The aim of the package nowcasting is to offer the tools for the R user to implement dynamic factor models. The different steps in the forecasting process and the associated functions within the package are based on the literature. We have chosen to divide the process into 4 main steps: 1) constructing a dataset; 2) defining the model’s initiation parameters; 3) forecasting; 4) presenting results. This particular division will be maintained in most sections.

This brings us to the article’s sections that are organized as follows: 1) the theoretical framework is introduced; 2) the functions of our package are presented; 3) working examples of how to nowcast Brazilian GDP and of the New York FED nowcasting are given; 4) and finally the last section concludes with some considerations.

2 Methodology

Dynamic Factor Model

Let $x_t = (x_{1,t},x_{2,t}, ..., x_{N,t})^{'}$ be the vector representing $N$ monthly time series transformed to satisfy the weak stationarity assumption. The general specification of the dynamic factor model is given by:

\[\begin{aligned} x_t &= \mu + \Lambda f_t + \varepsilon_t \label{eq_xt} \\ \end{aligned} \tag{1}\]

\[\begin{aligned} f_{t} &= \sum_{i=1}^{p} A_i f_{t-i} + B u_t, \quad u_t \sim i.i.d. N(0,I_q) \label{eq_ft} \end{aligned} \tag{2}\]

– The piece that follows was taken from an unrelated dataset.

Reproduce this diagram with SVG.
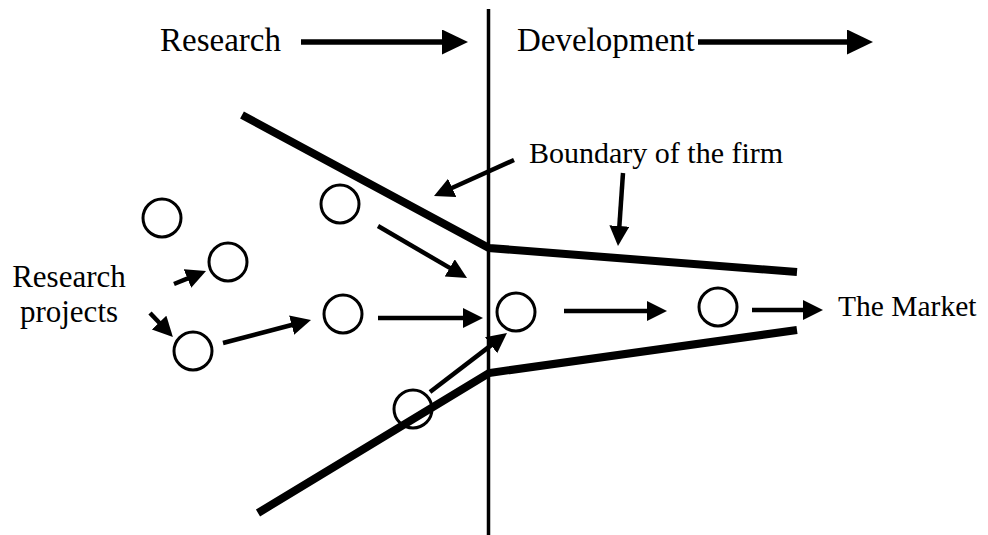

In equation (1), the variables $x_t$ are expressed as a function of an intercept $\mu$ and $r$ unobserved common factors $f_t$. Since all variables $x$ will later be demeaned, one may drop the unconditional means $\mu$. The variables $x_t$ will be loaded into the unobserved factors $f_t$ through $\Lambda$. Equation (2) imposes the structure of a VAR(p) process on the factors $f_t$. Both $\varepsilon_t$ and $u_t$ are normal, allowing the use of the Kalman Filter. Furthermore, the vector of idiosyncratic component $\varepsilon_t$ is unrelated to $u_t$ at all lags, i.e., $E[\epsilon_t u_{t-k}'] = 0$ for any k. An interesting feature of equation (2) is that the number of shocks $q$ to the factors need not be equal to the number of factors $r$. Structural breaks or lead/lag relationships of the $r$ factors with $q$ common shocks may motivate such a modeling choice (see (Stock and Watson 2016) for more information).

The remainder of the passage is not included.